C’est aussi l’aspect générationnel qui entre en jeu, avec des gamers attachés à la dimension viscérale de l’objet, contrairement à des joueurs plus jeunes qui se contentent de télécharger un jeu. Mais télécharger implique une contrainte de stockage sur les disques durs, comme sur la PS5 décriée pour ce défaut, renforçant l’intérêt de garder le jeu physique. Pour Marc Nivelle, « l’évolution vers le digital dépend aussi de l’offre disponible pour les joueurs et il n’y a pas d’équivalent de Netflix pour les jeux vidéo. » Ce qui s’en rapproche le plus serait le Game Pass de Xbox, service d’abonnement de Microsoft, ou encore Steam, plateforme de distribution de jeux en ligne. Mais il l’assure : « L’offre digitale n’est pas encore assez développée pour le grand public. Offrir des jeux sur Steam n’est pas rentré dans les mœurs, c’est loin d’être acquis pour des gens qui ne sont pas des gamers. »

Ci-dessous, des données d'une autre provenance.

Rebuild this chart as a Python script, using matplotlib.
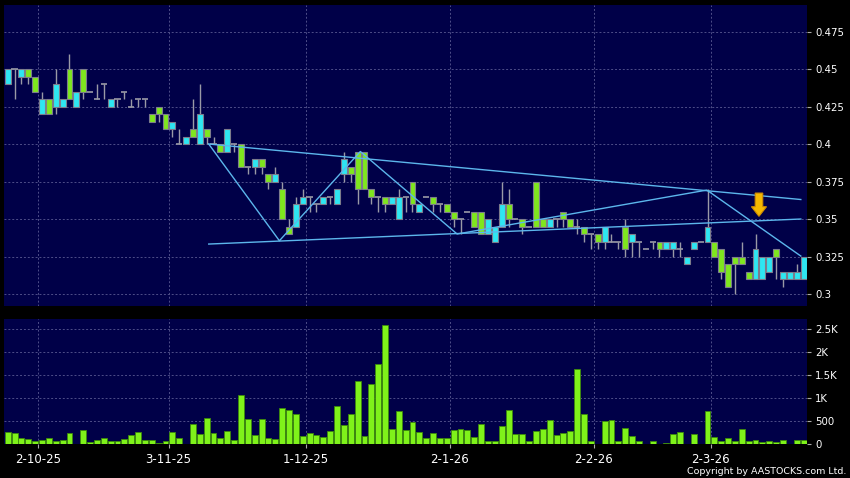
import numpy as np
import matplotlib.pyplot as plt
from matplotlib.patches import Rectangle

# daily prices (open / high / low / close)
opens = [0.44, 0.45, 0.445, 0.45, 0.445, 0.42, 0.43, 0.425, 0.425, 0.45,
         0.425, 0.45, 0.435, 0.43, 0.44, 0.425, 0.43, 0.435, 0.425, 0.43,
         0.43, 0.42, 0.425, 0.42, 0.41, 0.40, 0.40, 0.41, 0.40, 0.41,
         0.40, 0.40, 0.395, 0.40, 0.40, 0.385, 0.385, 0.39, 0.38, 0.375,
         0.37, 0.345, 0.345, 0.36, 0.365, 0.36, 0.36, 0.365, 0.36, 0.38,
         0.385, 0.395, 0.395, 0.37, 0.365, 0.365, 0.36, 0.35, 0.365, 0.375,
         0.355, 0.365, 0.365, 0.36, 0.36, 0.355, 0.35, 0.355, 0.355, 0.355,
         0.34, 0.335, 0.345, 0.36, 0.35, 0.35, 0.345, 0.375, 0.35, 0.345,
         0.35, 0.355, 0.35, 0.345, 0.345, 0.34, 0.34, 0.335, 0.335, 0.335,
         0.345, 0.335, 0.335, 0.33, 0.335, 0.335, 0.33, 0.33, 0.33, 0.32,
         0.33, 0.335, 0.335, 0.335, 0.33, 0.32, 0.325, 0.325, 0.315, 0.31,
         0.31, 0.315, 0.33, 0.31, 0.31, 0.31, 0.31]
closes = [0.45, 0.45, 0.45, 0.445, 0.435, 0.43, 0.42, 0.44, 0.43, 0.43,
          0.435, 0.435, 0.435, 0.43, 0.44, 0.43, 0.43, 0.435, 0.425, 0.43,
          0.43, 0.415, 0.42, 0.41, 0.415, 0.40, 0.405, 0.405, 0.42, 0.405,
          0.40, 0.395, 0.41, 0.40, 0.385, 0.385, 0.39, 0.385, 0.375, 0.38,
          0.35, 0.34, 0.36, 0.365, 0.365, 0.36, 0.365, 0.365, 0.37, 0.39,
          0.38, 0.37, 0.37, 0.365, 0.365, 0.36, 0.365, 0.365, 0.365, 0.36,
          0.36, 0.365, 0.36, 0.36, 0.355, 0.35, 0.35, 0.355, 0.345, 0.34,
          0.35, 0.345, 0.36, 0.35, 0.35, 0.345, 0.345, 0.345, 0.345, 0.35,
          0.35, 0.35, 0.345, 0.345, 0.34, 0.34, 0.335, 0.345, 0.335, 0.335,
          0.33, 0.34, 0.335, 0.33, 0.335, 0.33, 0.335, 0.335, 0.33, 0.325,
          0.335, 0.335, 0.345, 0.325, 0.315, 0.305, 0.32, 0.32, 0.31, 0.33,
          0.325, 0.325, 0.325, 0.315, 0.315, 0.315, 0.325]
highs = [0.45, 0.45, 0.45, 0.45, 0.445, 0.435, 0.43, 0.45, 0.43, 0.46,
         0.435, 0.45, 0.435, 0.44, 0.44, 0.43, 0.43, 0.435, 0.43, 0.43,
         0.43, 0.42, 0.425, 0.42, 0.415, 0.41, 0.405, 0.43, 0.44, 0.41,
         0.405, 0.40, 0.41, 0.40, 0.40, 0.385, 0.39, 0.39, 0.38, 0.385,
         0.375, 0.35, 0.365, 0.37, 0.365, 0.36, 0.365, 0.365, 0.37, 0.395,
         0.385, 0.395, 0.395, 0.37, 0.365, 0.365, 0.365, 0.37, 0.365, 0.375,
         0.36, 0.365, 0.365, 0.36, 0.36, 0.355, 0.35, 0.355, 0.355, 0.355,
         0.35, 0.345, 0.375, 0.37, 0.35, 0.35, 0.345, 0.375, 0.35, 0.35,
         0.35, 0.355, 0.35, 0.35, 0.345, 0.34, 0.34, 0.345, 0.34, 0.335,
         0.35, 0.34, 0.335, 0.33, 0.335, 0.335, 0.335, 0.335, 0.335, 0.325,
         0.335, 0.335, 0.37, 0.335, 0.33, 0.32, 0.325, 0.335, 0.315, 0.34,
         0.325, 0.325, 0.33, 0.315, 0.315, 0.32, 0.325]
lows = [0.44, 0.43, 0.44, 0.44, 0.435, 0.42, 0.42, 0.42, 0.425, 0.43,
        0.425, 0.43, 0.435, 0.43, 0.43, 0.425, 0.425, 0.43, 0.425, 0.425,
        0.425, 0.415, 0.415, 0.41, 0.405, 0.40, 0.40, 0.405, 0.40, 0.40,
        0.40, 0.395, 0.395, 0.395, 0.385, 0.38, 0.38, 0.38, 0.37, 0.375,
        0.35, 0.34, 0.345, 0.36, 0.355, 0.355, 0.36, 0.36, 0.36, 0.375,
        0.375, 0.36, 0.37, 0.36, 0.355, 0.355, 0.36, 0.35, 0.355, 0.355,
        0.355, 0.365, 0.355, 0.355, 0.355, 0.345, 0.34, 0.355, 0.345, 0.34,
        0.34, 0.335, 0.345, 0.345, 0.35, 0.34, 0.345, 0.345, 0.345, 0.345,
        0.345, 0.345, 0.345, 0.34, 0.335, 0.33, 0.33, 0.33, 0.335, 0.33,
        0.325, 0.325, 0.325, 0.33, 0.33, 0.325, 0.33, 0.325, 0.325, 0.32,
        0.33, 0.335, 0.335, 0.325, 0.31, 0.305, 0.30, 0.32, 0.31, 0.31,
        0.31, 0.315, 0.31, 0.305, 0.31, 0.31, 0.31]
volumes = [260, 240, 110, 90, 50, 80, 110, 65, 80, 225,
           0, 290, 35, 85, 125, 65, 60, 95, 180, 245,
           80, 80, 10, 60, 260, 125, 0, 430, 210, 560,
           235, 115, 270, 80, 1050, 540, 190, 530, 110, 100,
           770, 740, 640, 165, 220, 190, 140, 270, 820, 400,
           655, 1365, 155, 1300, 1745, 2590, 320, 720, 300, 480,
           245, 130, 235, 110, 125, 300, 310, 285, 145, 420,
           60, 60, 390, 735, 205, 210, 45, 270, 320, 510,
           190, 225, 275, 1620, 640, 50, 0, 485, 510, 50,
           335, 165, 50, 0, 65, 0, 20, 205, 245, 0,
           205, 0, 720, 145, 50, 110, 65, 310, 50, 75,
           35, 50, 35, 75, 0, 80, 80]

date_labels = ['2-10-25', '3-11-25', '1-12-25', '2-1-26', '2-2-26', '2-3-26']
date_index = [4, 23, 43, 64, 85, 102]

price_ticks = [0.3, 0.325, 0.35, 0.375, 0.4, 0.425, 0.45, 0.475]
vol_ticks = [0, 500, 1000, 1500, 2000, 2500]
vol_labels = ['0', '500', '1K', '1.5K', '2K', '2.5K']

# drawn trend lines (bar index, price)
zig_x = [29.3, 39.6, 51.4, 65.5, 101.9, 115.6]
zig_y = [0.400, 0.3355, 0.395, 0.340, 0.3693, 0.3253]
upper_x = [29.3, 115.6]
upper_y = [0.400, 0.363]
lower_x = [29.3, 115.6]
lower_y = [0.3333, 0.350]

n = len(opens)
idx = np.arange(n)

bg = '#000048'
up_col = '#2ee6f2'
down_col = '#7fe61e'
wick_col = '#9a9aa6'
grid_col = '#4e4e88'
line_col = '#5cb6ec'

fig = plt.figure(figsize=(8.5, 4.78), dpi=100, facecolor='black')
ax = fig.add_axes([4 / 850, 1 - 306 / 478, 803 / 850, 301 / 478])
axv = fig.add_axes([4 / 850, 1 - 443.5 / 478, 803 / 850, 124.5 / 478])

xt = np.array(date_index) + 0.45
for a in (ax, axv):
    a.set_facecolor(bg)
    a.set_xlim(-0.54, 116.5)
    for s in a.spines.values():
        s.set_visible(False)
    a.yaxis.tick_right()
    a.tick_params(axis='y', colors='white', labelsize=7.3, length=3, width=0.8, pad=3)
    a.tick_params(axis='y', color='#aaaaaa')
    a.set_xticks(xt)
    a.grid(True, color=grid_col, linestyle=(0, (2, 2)), linewidth=0.7)
    a.set_axisbelow(True)

# candles
ax.vlines(idx, lows, highs, color=wick_col, linewidth=1, zorder=2)
for i in range(n):
    o, c = opens[i], closes[i]
    if o == c:
        ax.hlines(o, i - 0.45, i + 0.45, color=wick_col, linewidth=1.2, zorder=3)
    else:
        col = up_col if c > o else down_col
        ax.add_patch(Rectangle((i - 0.43, min(o, c)), 0.86, abs(c - o),
                               facecolor=col, edgecolor='#7c7c8c', linewidth=0.8, zorder=3))

ax.plot(zig_x, zig_y, color=line_col, linewidth=1, zorder=4)
ax.plot(upper_x, upper_y, color=line_col, linewidth=1, zorder=4)
ax.plot(lower_x, lower_y, color=line_col, linewidth=1, zorder=4)

# yellow marker arrow
ax_x = 109.5
arrow_x = [ax_x - 0.55, ax_x + 0.55, ax_x + 0.55, ax_x + 1.1, ax_x, ax_x - 1.1, ax_x - 0.55]
arrow_y = [0.3673, 0.3673, 0.3582, 0.3582, 0.3518, 0.3582, 0.3582]
ax.fill(arrow_x, arrow_y, facecolor='#f4b800', edgecolor='#d08c00', linewidth=0.8, zorder=5)

ax.set_ylim(0.292, 0.4927)
ax.set_yticks(price_ticks)
ax.set_yticklabels(['{:g}'.format(t) for t in price_ticks])
ax.tick_params(axis='x', bottom=False, labelbottom=False)

# volume
axv.bar(idx, volumes, width=0.86, color='#7ff21a', edgecolor='#3d8a0c', linewidth=0.6, zorder=3)
axv.set_ylim(0, 2719)
axv.set_yticks(vol_ticks)
axv.set_yticklabels(vol_labels)
axv.set_xticklabels(date_labels)
axv.tick_params(axis='x', colors='white', labelsize=8.5, length=3, color='#aaaaaa', pad=4)

fig.text(846 / 850, 1 - 471.5 / 478, 'Copyright by AASTOCKS.com Ltd.', ha='right', va='center',
         color='white', fontsize=6.8)

fig.savefig('out.png', dpi=100, facecolor='black')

Les ventes physiques sur console ne dominent que d’une courte tête lorsque l’on comptabilise le nombre d’exemplaires vendus, et les titres dématérialisés se révèlent tout de même plus lucratifs. Ils représentent 21% de part de marché de l’intégralité du secteur, contre seulement 13 % pour le jeu physique, relève le Syndicat des éditeurs de logiciels de loisirs (SELL).
Au même titre que le cinéma, le jeu vidéo est un concentré d’art et de divertissement qui s’est largement démocratisé. La France n’hésite pas à soutenir les jeux vidéo et de nombreuses actions gouvernementales sont mises en place pour aider à la création. À commencer par le CNC qui octroie chaque année des bourses à des studios de jeux vidéo, pouvant couvrir jusqu’à 50% du budget de production.